Ohio, USA: The following update was given by David Phillips via Facebook on 26-September-2015.

I woke yesterday to some of the best weather I have seen in years. It has been a good two weeks. I had my second Chemo therapy on September 8th. 

When I spoke to the doctor I found that one of the concerns is my white blood cell count. One of the medicines has the side effect of killing the white blood cells. This concerned me and the doctor. The medicine also has other side effects, like sensitive to cold, nausea, dizziness and others. I have not had big problems with the other side effects so the effect on the white blood cells was a concern to me. 

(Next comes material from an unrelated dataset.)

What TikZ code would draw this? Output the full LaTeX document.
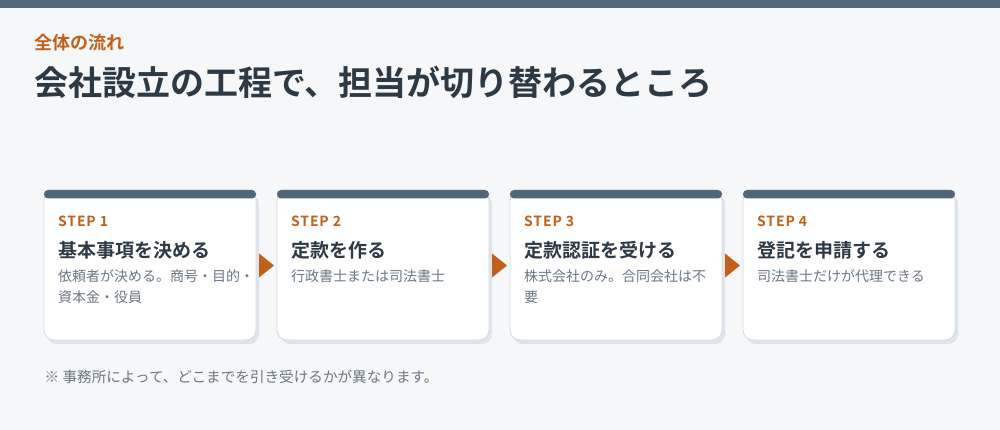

We had wonderful meetings in Kansas City. It was very good to reconnect with our friends. I was scheduled for the next Chemo on the 22nd and we returned to Columbus on Sunday to be in time for the meeting with the doctor. At 8:20 am on Tuesday Naomi and I pulled into the James Cancer Center. What a beautiful day! The Sun bright, the sky blue, the clouds white against the blue and the gentle breeze touching our faces. 

We walked through the doors and sat down at desk 5 for the man to check me in who gave me a arm band with my name and birthday. A few minutes later I was guided to the lab. A few weeks ago a surgeon installed an access port in my chest. When they called me back a man quickly pulled the curtain, sat and “plugged in” a needle to my access port. He pulled on gloves, plugged into the port with saline and squirted three times. Then plugging in a glass cylinder he drew blood. Four glass cylinders of blood later, he checked the arm band, the labels and made sure everything matched. It had all taken about five minutes. 

We went up to the eighth floor and a nurse took my weight, height and blood pressure. All this was needed to make sure the medicine was measured correctly. Finally we talked with the doctor. My blood had been analyzed in just 20 minutes and she had the results. It turned out that my white blood cell count had dropped very low. Too low for them to give me a Chemo on Tuesday. The doctor explained that it was the oldest medicine, Bolis, which was giving the problem. She would reduce or eliminate that medicine from this point on. 

Normally, when I have a Chemo, I get the Bolis for 2 hours and then I am plugged into a pump attached to my chest port. That pump runs for 46 hours and buzzs every 30 seconds the whole time. I now have a break and my next Chemo will be on Thursday October 1st. 

I feel good. I am exercising now and slowly gaining strength. I am praying for a good immuen system when we finish this whole thing. I am also praying that we are able to keep our One Year Visa from Thailand. This comes due in February. I am praying that the Lord guides us through this! 

Thank you for your prayer and friendship!